We have estimated the reservoir sand thickness and internal layering in the Aurora area, a planned geological CO2 storage site in the northern North Sea. The results are obtained by stochastic Markov chain Monte Carlo (MCMC) simulations on probabilistic lithology and fluid distributions in the subsurface. The probabilistic distributions are obtained by inverting the seismic data in a Bayesian framework. The inversion is using angle-dependent pre-stack seismic data and the linearized seismic forward model of Aki and Richards to estimate the posterior probabilities of lithology and fluid classes (facies) in the subsurface. The facies are defined from well log data by identifying depth intervals with distinct elastic responses to seismic waves. The inversion methodology and the MCMC simulations are developed and implemented by the Norwegian Computing Center. The planned CO2 storage reservoir comprises the Johansen and Cook sandstones belonging to the Early Jurassic Dunlin Group. The injection site (well 31/5-7) is located south and west of the Troll field in the northern North Sea and is currently being developed by Equinor in partnership with Total and Shell as part of the Northern Light project.

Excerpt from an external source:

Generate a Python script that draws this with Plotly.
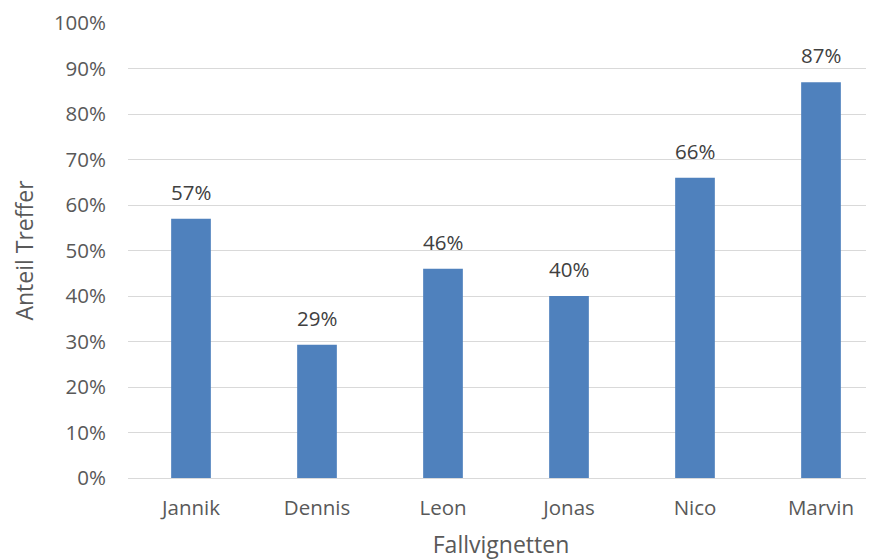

The seismic inversion is mapping structural details like faults and internal layering of the sandstones, and the MCMC simulations estimate the probability of sand thickness and expected layering. Results show that the Johansen Formation sandstone has a tendency of layering towards the west and largest thickness to the east in the inversion area. The sandstone in the Cook Formation is generally thinner, and probability maps indicate that it pinches out to the east. Cumulative thickness distributions provide low (P90), median (P50), and high (P10) thickness maps of both Johansen and Cook Formation sandstones. The presented methodology defines a functional workflow for quantifying the thickness uncertainty and possibly internal layering of the reservoir sands. Such results may provide important input for future field development strategies and CO2 migration predictions.